### [REQUIREMENTS]
Using the data below, tally the lines that include the string "matplotlib". Only the number is wanted.

### [TASK INPUT]
►
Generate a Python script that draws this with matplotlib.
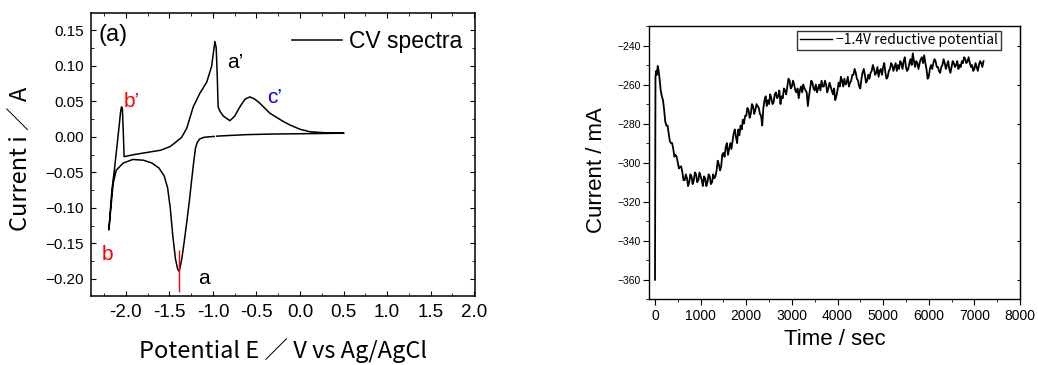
◄
►
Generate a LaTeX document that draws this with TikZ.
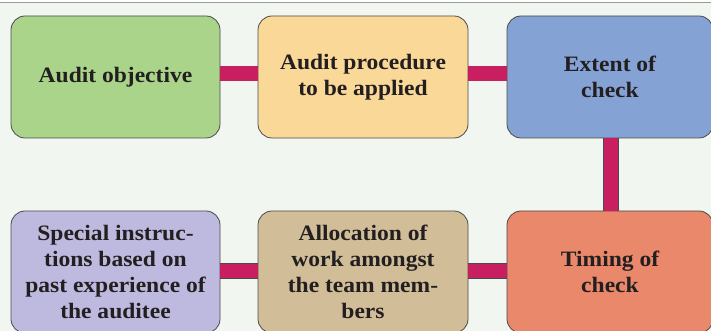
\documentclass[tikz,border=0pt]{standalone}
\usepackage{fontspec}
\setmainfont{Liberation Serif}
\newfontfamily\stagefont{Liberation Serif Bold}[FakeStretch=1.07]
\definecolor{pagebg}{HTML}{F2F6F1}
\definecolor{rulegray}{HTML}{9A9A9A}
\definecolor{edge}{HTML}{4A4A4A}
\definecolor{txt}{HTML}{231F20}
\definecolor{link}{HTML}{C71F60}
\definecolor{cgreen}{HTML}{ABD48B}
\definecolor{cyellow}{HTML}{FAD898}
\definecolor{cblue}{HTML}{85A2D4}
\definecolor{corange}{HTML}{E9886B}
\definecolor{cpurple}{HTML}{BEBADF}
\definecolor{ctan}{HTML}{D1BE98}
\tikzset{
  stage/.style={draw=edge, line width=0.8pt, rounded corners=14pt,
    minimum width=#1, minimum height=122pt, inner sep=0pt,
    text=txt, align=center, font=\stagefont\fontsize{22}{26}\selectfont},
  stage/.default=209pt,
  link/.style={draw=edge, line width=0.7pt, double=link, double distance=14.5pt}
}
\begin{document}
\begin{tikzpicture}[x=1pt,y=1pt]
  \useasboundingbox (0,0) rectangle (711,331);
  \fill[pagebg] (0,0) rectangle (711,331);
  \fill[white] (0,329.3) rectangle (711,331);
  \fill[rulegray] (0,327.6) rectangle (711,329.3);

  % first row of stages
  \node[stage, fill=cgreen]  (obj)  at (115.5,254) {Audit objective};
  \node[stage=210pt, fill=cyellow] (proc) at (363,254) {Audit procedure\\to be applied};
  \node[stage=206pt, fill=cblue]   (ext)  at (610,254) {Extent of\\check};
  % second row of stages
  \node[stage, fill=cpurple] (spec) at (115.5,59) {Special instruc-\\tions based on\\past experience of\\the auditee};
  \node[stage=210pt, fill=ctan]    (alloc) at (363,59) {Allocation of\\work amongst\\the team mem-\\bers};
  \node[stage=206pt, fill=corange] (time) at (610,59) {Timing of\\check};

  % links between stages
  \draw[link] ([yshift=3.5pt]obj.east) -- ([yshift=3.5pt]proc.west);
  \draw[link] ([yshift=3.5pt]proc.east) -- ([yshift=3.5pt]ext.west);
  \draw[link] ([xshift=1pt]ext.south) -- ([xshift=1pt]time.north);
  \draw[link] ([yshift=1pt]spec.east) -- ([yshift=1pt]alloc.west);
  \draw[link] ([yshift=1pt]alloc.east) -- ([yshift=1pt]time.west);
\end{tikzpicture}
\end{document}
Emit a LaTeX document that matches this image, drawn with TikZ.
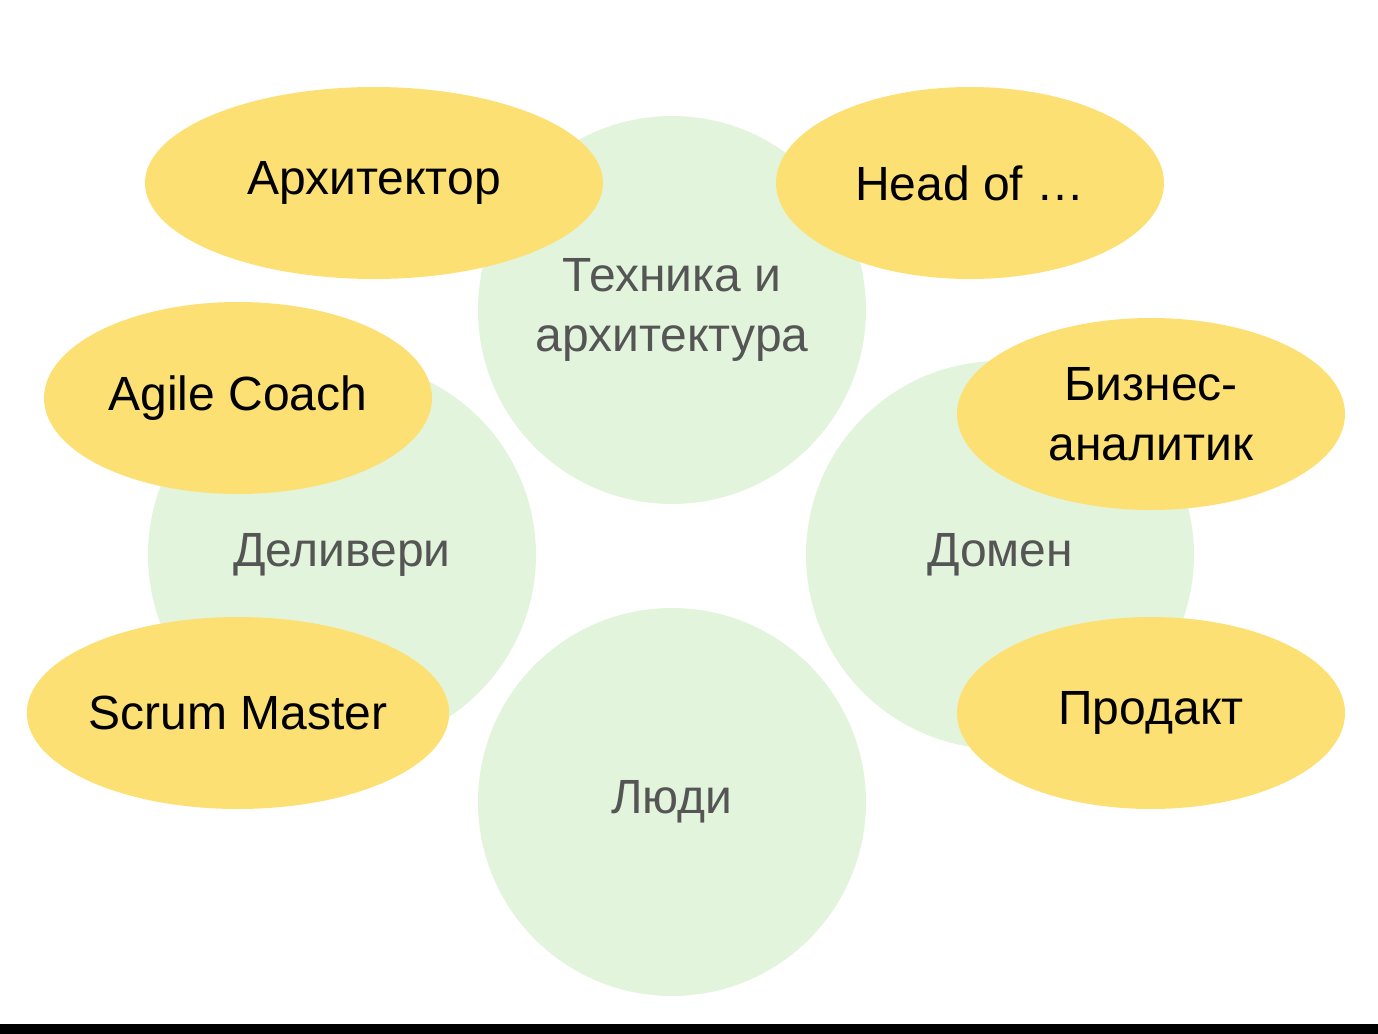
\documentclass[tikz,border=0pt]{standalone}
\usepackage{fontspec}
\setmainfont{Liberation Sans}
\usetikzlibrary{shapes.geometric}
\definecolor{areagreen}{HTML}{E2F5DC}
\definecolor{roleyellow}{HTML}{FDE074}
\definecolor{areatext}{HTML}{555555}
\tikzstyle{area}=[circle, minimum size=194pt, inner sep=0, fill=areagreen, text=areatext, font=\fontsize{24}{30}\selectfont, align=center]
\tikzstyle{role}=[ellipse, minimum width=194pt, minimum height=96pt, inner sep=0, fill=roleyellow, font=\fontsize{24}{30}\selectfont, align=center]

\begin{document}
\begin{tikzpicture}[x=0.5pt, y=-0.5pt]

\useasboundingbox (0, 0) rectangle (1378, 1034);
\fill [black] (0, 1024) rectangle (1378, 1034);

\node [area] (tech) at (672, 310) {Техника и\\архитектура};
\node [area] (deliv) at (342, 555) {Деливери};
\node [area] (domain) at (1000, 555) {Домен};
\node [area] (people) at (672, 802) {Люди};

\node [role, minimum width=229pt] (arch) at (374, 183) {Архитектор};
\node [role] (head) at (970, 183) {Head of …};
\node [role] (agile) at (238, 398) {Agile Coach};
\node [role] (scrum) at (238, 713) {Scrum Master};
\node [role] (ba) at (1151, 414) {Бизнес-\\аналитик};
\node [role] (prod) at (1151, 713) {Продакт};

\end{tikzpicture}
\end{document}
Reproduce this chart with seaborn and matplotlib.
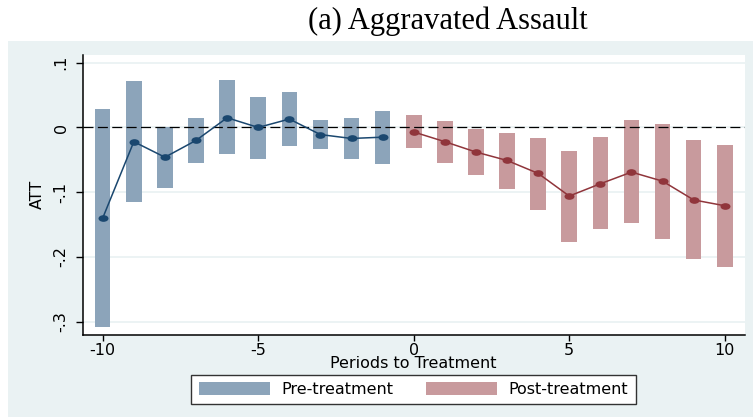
◄
►
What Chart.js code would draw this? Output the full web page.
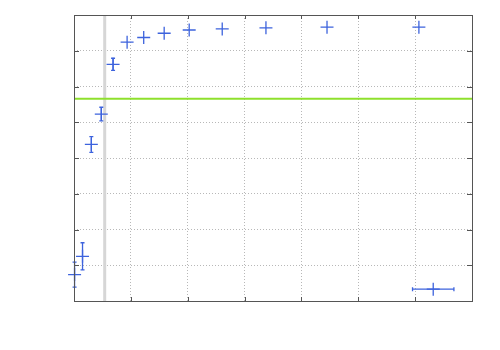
◄
### [TASK SOLUTION]
2